A Tale For A Mid-winter Night

by William Least Heat-Moon

Pub Date: April 11th, 2017
ISBN: 978-1-941110-56-0
Publisher: Three Rooms Press

Now in his late 70s, Least Heat-Moon ventures for the first time into fiction writing, and as one might expect from the author of Blue Highways (1982), the narrative involves both a journey and the musings of a philosophical mind.

Silas Fortunato is indeed fortunate to run into Dominique “Dolores” Heppermann in a random encounter, and he’s immediately intrigued, feeling he’s perhaps found a soul mate and sharer of his metaphysical meanderings. Silas courts her in his quirky and esoteric way, trying to engage her interest in compasses and armillary spheres. Eventually they marry and live in Old Sachem Hill, his ancestral home. Silas self-identifies as a “Cosmoterian”—someone who sees all existence as omnipotent—yet this scarcely clarifies the arcane nature of his beliefs. When Dominique’s sister Celeste, an aspiring nun questioning her vocation, comes to visit, Silas begins to see that he has more in common with his sister-in-law than with his wife. In fact, Dominique starts to break away from Silas’ effusive and unconventional intellect by taking a job as a real estate agent. She does well, but while at a convention in Las Vegas with her boss, she takes off in a private plane that mysteriously disappears. Deeply concerned, Silas hires detective Chamberlain Beckett to find out what happened, but during Beckett’s investigation Silas goes on a balloon ride and is injured in a fall.

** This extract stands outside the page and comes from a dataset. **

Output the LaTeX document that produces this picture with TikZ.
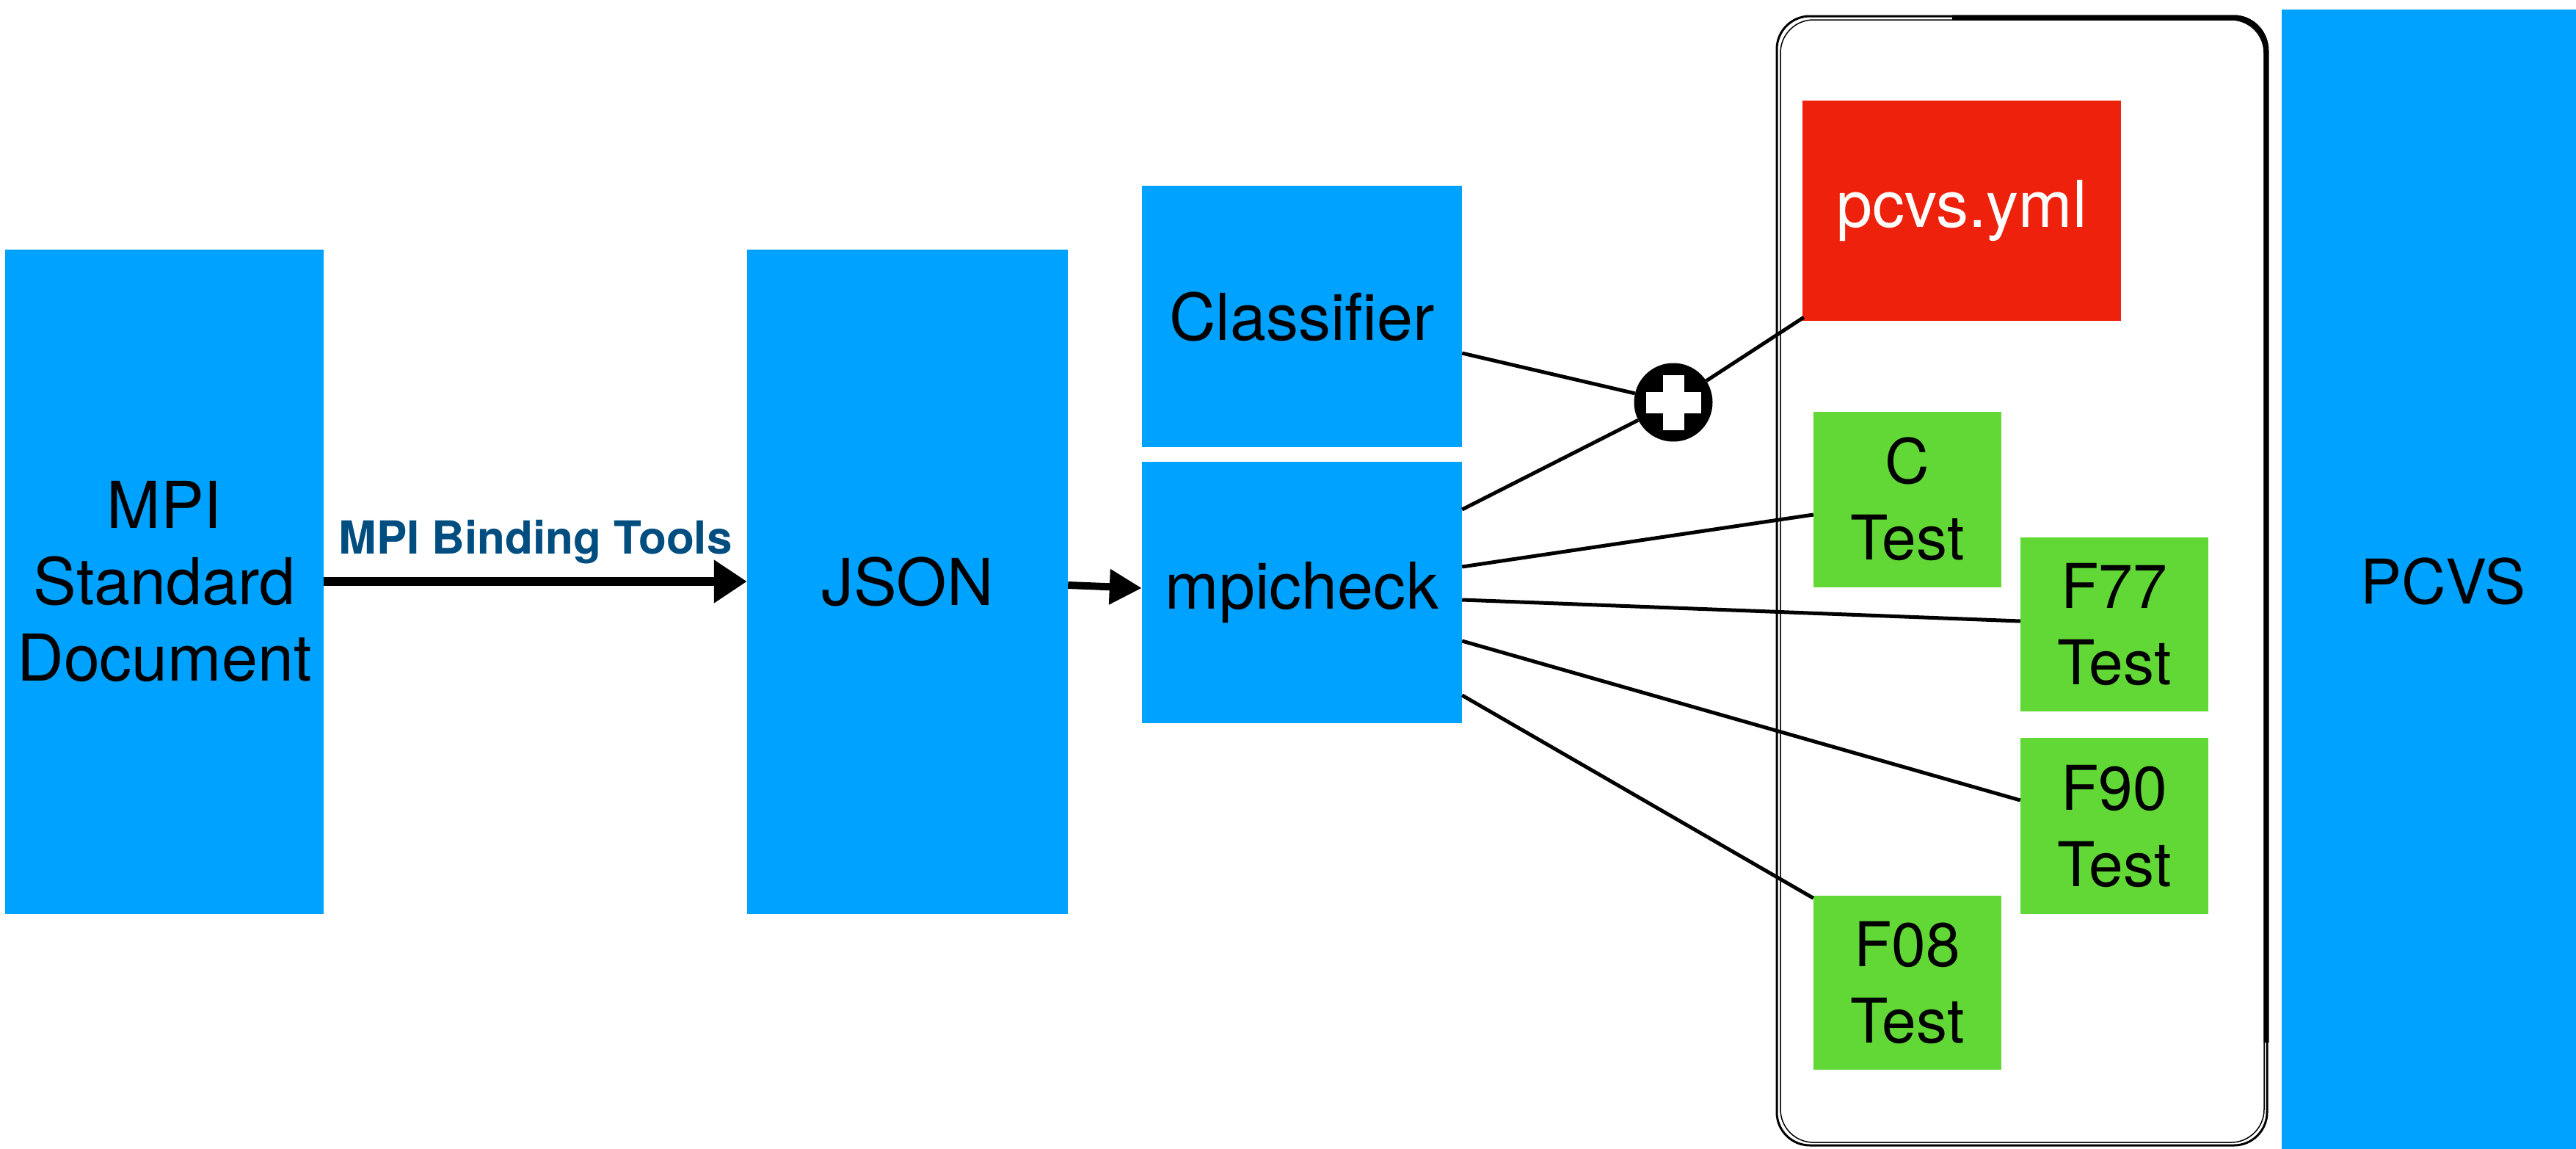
\documentclass[tikz,border=0pt]{standalone}
\usepackage{fontspec}
\setmainfont{TeX Gyre Heros}
\usetikzlibrary{arrows.meta}
\definecolor{boxblue}{HTML}{00A2FF}
\definecolor{boxred}{HTML}{EE220C}
\definecolor{boxgreen}{HTML}{61D836}
\definecolor{toolblue}{HTML}{004D80}

\begin{document}
\begin{tikzpicture}[x=1pt,y=-1pt,
  blk/.style={rectangle, inner sep=0pt, align=center,
              font=\fontsize{88}{104}\selectfont},
  bluebox/.style={blk, fill=boxblue},
  testbox/.style={blk, fill=boxgreen, minimum width=256pt,
                  font=\fontsize{84}{104}\selectfont},
  wire/.style={line width=5pt},
  bigarrow/.style={line width=12pt, -{Triangle[length=45pt,width=56pt]}},
  frame/.style={rounded corners=45pt}
]
\useasboundingbox (0,0) rectangle (3510,1564);

% hand-drawn frame round the generated files
\draw[frame, line width=3pt] (2421,22) rectangle (3089,1560);
\draw[frame, line width=1.5pt] (2426,27) rectangle (3085,1556);
\draw[frame, line width=7pt] (2660,24) -- (3088,24) -- (3088,1420);

% pipeline boxes
\node[bluebox, minimum width=434pt, minimum height=905pt] (mpi) at (224,792)
  {MPI\\Standard\\Document};
\node[bluebox, minimum width=437pt, minimum height=905pt] (json) at (1236.5,792) {JSON};
\node[bluebox, minimum width=436pt, minimum height=356pt] (cls) at (1774,431) {Classifier};
\node[bluebox, minimum width=436pt, minimum height=356pt] (chk) at (1774,807) {mpicheck};
\node[blk, fill=boxred, text=white, minimum width=434pt, minimum height=300pt]
  (yml) at (2673,287) {pcvs.yml};
\node[testbox, minimum height=239pt] (ct) at (2599,680) {C\\Test};
\node[testbox, minimum height=237pt] (f77) at (2881,850) {F77\\Test};
\node[testbox, minimum height=240pt] (f90) at (2881,1125) {F90\\Test};
\node[testbox, minimum height=237pt] (f08) at (2599,1338) {F08\\Test};
\node[bluebox, minimum width=440pt, minimum height=1557pt,
      font=\fontsize{84}{100}\selectfont] (pcvs) at (3329,791.5) {PCVS};

% merge point
\node[circle, fill=black, minimum size=107pt, inner sep=0pt] (plus) at (2280,548) {};
\fill[white] (plus.center) ++(-37.5,-14.5) rectangle ++(75,29);
\fill[white] (plus.center) ++(-14.5,-37.5) rectangle ++(29,75);

% arrows
\draw[bigarrow] (mpi.east) -- (json.west)
  node[pos=0.5, anchor=base, yshift=38pt, text=toolblue,
       font=\fontsize{62}{70}\selectfont\bfseries] {MPI Binding Tools};
\draw[line width=10pt, -{Triangle[length=44pt,width=46pt]}]
  ([yshift=-5pt]json.east) -- ([yshift=6pt]chk.west);

% connectors
\draw[wire] ([yshift=-50pt]cls.east) -- (plus);
\draw[wire] ([yshift=113pt]chk.east) -- (plus);
\draw[wire] (plus) -- ([xshift=2pt,yshift=5pt]yml.south west);
\draw[wire] ([yshift=35pt]chk.east) -- ([yshift=-21pt]ct.west);
\draw[wire] ([yshift=-10pt]chk.east) -- ([yshift=4pt]f77.west);
\draw[wire] ([yshift=-66pt]chk.east) -- ([yshift=35pt]f90.west);
\draw[wire] ([yshift=-140pt]chk.east) -- ([yshift=-4pt]f08.north west);
\end{tikzpicture}
\end{document}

Celeste returns from the convent to help tend him, and despite (or perhaps because of) Silas’ growing depression, they begin to realize deeper feelings for each other. All this is rather fey, episodic, and unrestrained. Least Heat-Moon relies on lots of talk to convey a sense of character, and too often the talk is not terribly engaging, sometimes to the participants and, alas, often to the reader.

An exuberant but ultimately self-indulgent engagement with esoterica.